No wonder both the cable companies and AT&T find the bill’s relief from “the tedious task of negotiating cable television deals with hundreds of individual communities across Wisconsin” worth the fortune they have spent on lobbyists.

You belittled legitimate concerns over the bill’s financial impact. Franchise fees collected from cable companies are the “rent” that private, for-profit companies like Charter pay for the use of public rights-of-way.

The $2 million that Madison collected from Charter in 2006, far from being a “convenient” and “generous revenue stream,” represents real property tax relief for Madison taxpayers every year.
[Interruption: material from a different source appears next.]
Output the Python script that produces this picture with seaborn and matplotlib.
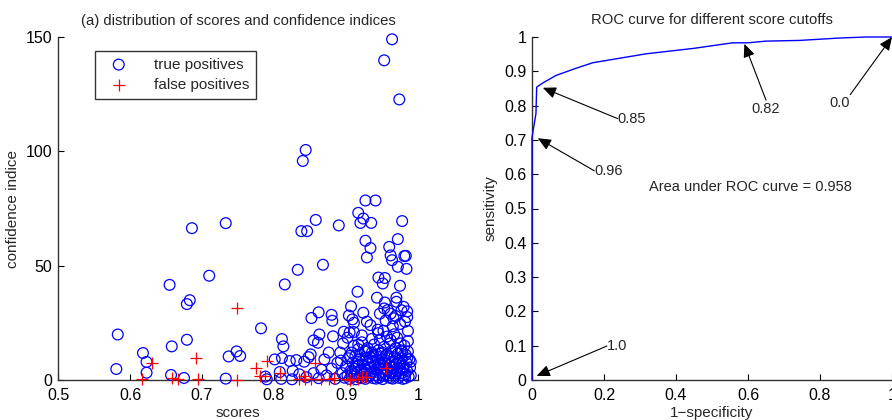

This bill fails to support the “need for government-related programming” such as Madison City Channel. While the bill preserves channels for such programming, it eliminates the small fee subscribers pay for their operation. For Madison’s Channel 12, city subscribers pay less than $5 annually for access to city government. Compare that to the hidden cost of some $3 per month for ESPN.

Madison will be faced with the choice of either closing this door on local government, or raising property taxes by $250,000 a year.

You also call the recent demonstration by Mayor Dave Cieslewicz and state Rep. Spencer Black on the alarming size of AT&T’s fiber conversion cabinets a “scare tactic.”

But the reality is that the only reason AT&T intends to install these boxes in the terraces and backyards of Madison residents is that they don’t wish to make the financial investment to run state-of-the-art fiber optics to subscribers’ homes.

That this scheme is far from 21st-Century technology is confirmed by the fact that AT&T itself has said that in areas of new construction, they plan to run fiber directly to the home.

Finally, you repeated the discredited notion that passage of this bill will lead to “savings for Wisconsin consumers.” The reality is that in state after state, from Texas to Virginia, the passage of similar legislation has not resulted in lower cable rates. Rates, which are primarily driven by the cost of programming, have continued to increase everywhere bills like this have passed.

Competition is a good thing and we’re in favor of it, but don’t pass along the false claims made by industry-sponsored groups, which have little credibility in this debate. By echoing their arguments, you diminish your credibility as well.

Clark is Madison’s television coordinator and station manager for the City Channel. Orton is telecommunications professor at UW-Madison.